After 8 years of working with ROCL our partners in Vihiga Kenya we undertook a joint piece of research to analyse what differences need to be made to make poor women’s businesses more viable. Over 300 people and organisations, both statutory, voluntary and business were  involved as well as feedback from Swansea. The interviews were conducted in Swahili, Margoli and English with support workers for those with language and literacy issues.

The methods used were:-

  • Consultant administered questionnaires
  • Self administered questionnaires
  • Research review
  • Focus groups
  • Telephone interviews
  • Face to face interviews

People who ran successful businesses were key as well as the views  of the women volunteering in the two ROCL run libraries who supported each other in their enterprises


The results confirmed anecdotal evidence that there needed to be business support provided in the accessible ROVL libraries which would respond to the research findings of what poor women needed, summarised as follows:

  1. Capacity building training that was suited to individual need plus specific business training.
  2. To build on the strengths of existing groups a well as offering support to poor women who tended to have fewer family and wider networks.
  3. To provide access to credit for poor women at lower rates current rates on average are 18% plus hidden costs which  can often lead to women being worse off than when they took out loans.
  4. Links with government at all levels , other networks that support business enterprise.
  5. Improve the access to information, technology and business acumen, including marketing and commence.
  6. Finally to be “respected and treated as an equal”.

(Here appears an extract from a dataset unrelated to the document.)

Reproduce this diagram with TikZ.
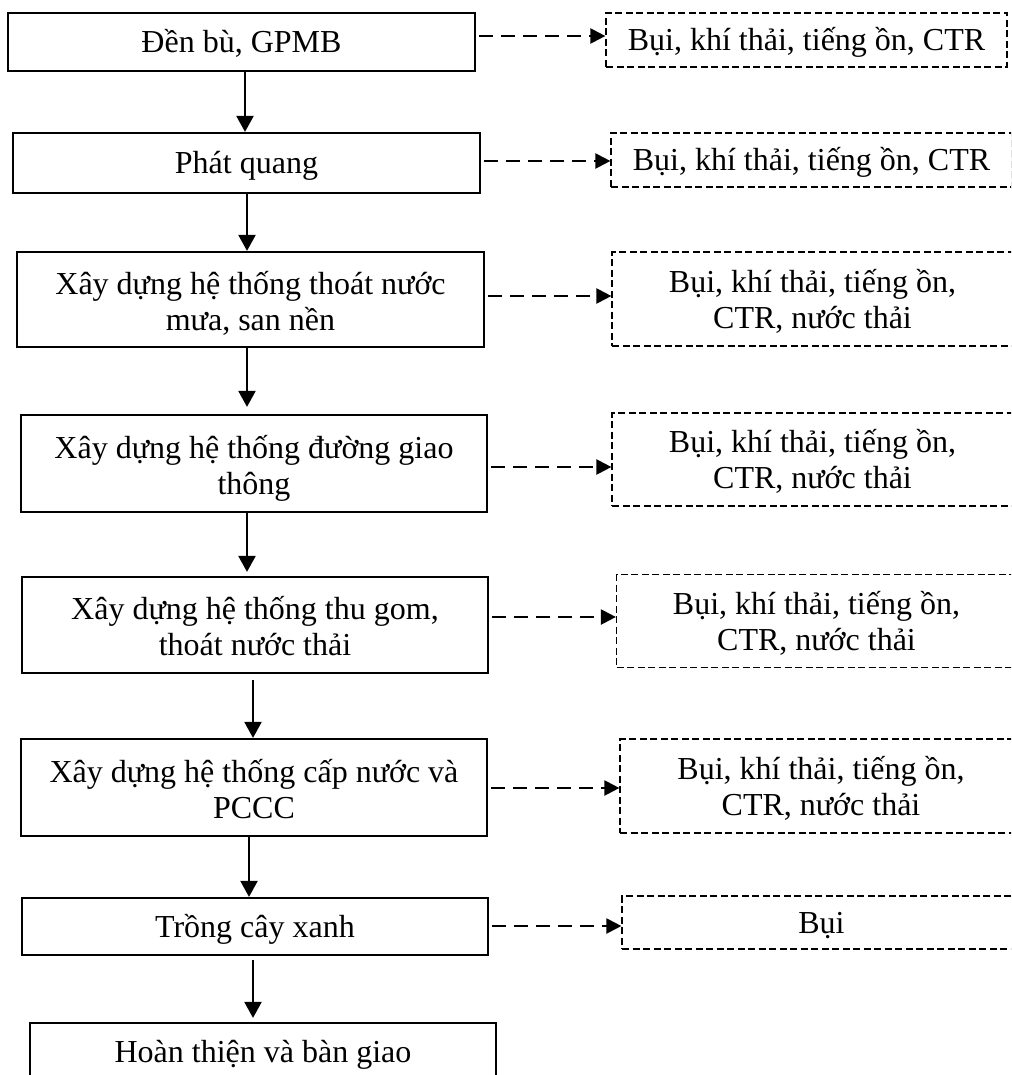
\documentclass[tikz,border=0pt]{standalone}
\usepackage{fontspec}
\setmainfont{Liberation Serif}
\usetikzlibrary{arrows.meta}
\begin{document}
\begin{tikzpicture}[x=1pt,y=-1pt,
  txt/.style={font=\fontsize{32}{36}\selectfont},
  sbox/.style={txt, draw, line width=2.2pt, inner sep=0pt, align=center},
  dbox/.style={txt, draw, line width=1.2pt, dash pattern=on 7pt off 3.5pt, inner sep=0pt, align=center},
  one/.style={text height=21.2pt, text depth=0pt},
  two/.style={text height=61pt, text depth=0pt},
  dtwo/.style={text height=58pt, text depth=0pt},
  varr/.style={line width=2.2pt, -{Triangle[length=16pt,width=17pt]}},
  harr/.style={line width=2.2pt, dash pattern=on 14pt off 8pt, shorten <=3pt, -{Triangle[length=15pt,width=15pt]}},
]
\useasboundingbox (0,0) rectangle (1011,1075);
\clip (0,0) rectangle (1011,1075);
% main steps
\node[sbox, one, minimum width=467pt, minimum height=58pt] (b1) at (241.5,42) {Đền bù, GPMB};
\node[sbox, one, minimum width=467pt, minimum height=60pt] (b2) at (246.5,163) {Phát quang};
\node[sbox, two, minimum width=467pt, minimum height=95pt] (b3) at (250.5,299.5) {Xây dựng hệ thống thoát nước\\mưa, san nền};
\node[sbox, two, minimum width=466pt, minimum height=97pt] (b4) at (254,463.5) {Xây dựng hệ thống đường giao\\thông};
\node[sbox, two, minimum width=466pt, minimum height=96pt] (b5) at (255,625) {Xây dựng hệ thống thu gom,\\thoát nước thải};
\node[sbox, two, minimum width=466pt, minimum height=97pt] (b6) at (254,787.5) {Xây dựng hệ thống cấp nước và\\PCCC};
\node[sbox, one, minimum width=466pt, minimum height=57pt] (b7) at (255,926.5) {Trồng cây xanh};
\node[sbox, one, minimum width=466pt, minimum height=57pt] (b8) at (263,1051.5) {Hoàn thiện và bàn giao};
% impacts
\node[dbox, one, minimum width=401pt, minimum height=54pt] (d1) at (806.5,40) {Bụi, khí thải, tiếng ồn, CTR};
\node[dbox, one, minimum width=401pt, minimum height=54pt] (d2) at (811.5,160) {Bụi, khí thải, tiếng ồn, CTR};
\node[dbox, dtwo, minimum width=401pt, minimum height=94pt] (d3) at (812.5,299) {Bụi, khí thải, tiếng ồn,\\CTR, nước thải};
\node[dbox, dtwo, minimum width=401pt, minimum height=93pt] (d4) at (812.5,459.5) {Bụi, khí thải, tiếng ồn,\\CTR, nước thải};
\node[dbox, dtwo, minimum width=400pt, minimum height=93pt] (d5) at (816.5,621) {Bụi, khí thải, tiếng ồn,\\CTR, nước thải};
\node[dbox, dtwo, minimum width=402pt, minimum height=94pt] (d6) at (821,786) {Bụi, khí thải, tiếng ồn,\\CTR, nước thải};
\node[dbox, one, minimum width=399pt, minimum height=53pt] (d7) at (821.5,922.5) {Bụi};
% flow arrows
\draw[varr] (245,0 |- b1.south) -- (245,0 |- b2.north);
\draw[varr] (247,0 |- b2.south) -- (247,0 |- b3.north);
\draw[varr, shorten >=7pt] (247,0 |- b3.south) -- (247,0 |- b4.north);
\draw[varr, shorten >=4pt] (247,0 |- b4.south) -- (247,0 |- b5.north);
\draw[varr, shorten <=6pt] (253,0 |- b5.south) -- (253,0 |- b6.north);
\draw[varr] (249,0 |- b6.south) -- (249,0 |- b7.north);
\draw[varr, shorten <=4pt, shorten >=4pt] (253,0 |- b7.south) -- (253,0 |- b8.north);
% impact arrows
\draw[harr] (b1.east |- 0,36) -- (d1.west |- 0,36);
\draw[harr] (b2.east |- 0,161) -- (d2.west |- 0,161);
\draw[harr] (b3.east |- 0,296) -- (d3.west |- 0,296);
\draw[harr] (b4.east |- 0,467) -- (d4.west |- 0,467);
\draw[harr] (b5.east |- 0,617) -- (d5.west |- 0,617);
\draw[harr] (b6.east |- 0,788) -- (d6.west |- 0,788);
\draw[harr] (b7.east |- 0,926) -- (d7.west |- 0,926);
\end{tikzpicture}
\end{document}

In Swansea we’ll be offering Mentoring Training aimed at the business community but also the SWANFRICA network and other groups. We hope to expand the number of volunteering  opportunities for people wishing  to get involved expanding their existing skills or improving their creativity and entrepreneurial side

If anybody wants a copy of the full study please contact W4R at The Environment Centre, Pier Street, Swansea. 


We now hope if our application for funding  is successful to begin to offer these services to a groups of women who have already been identified by the research who on average are supporting 6 dependent children, many orphaned by HIV/AIDS, and also supporting male relatives. W4R is backing the initiative by funding the two libraries and two librarians.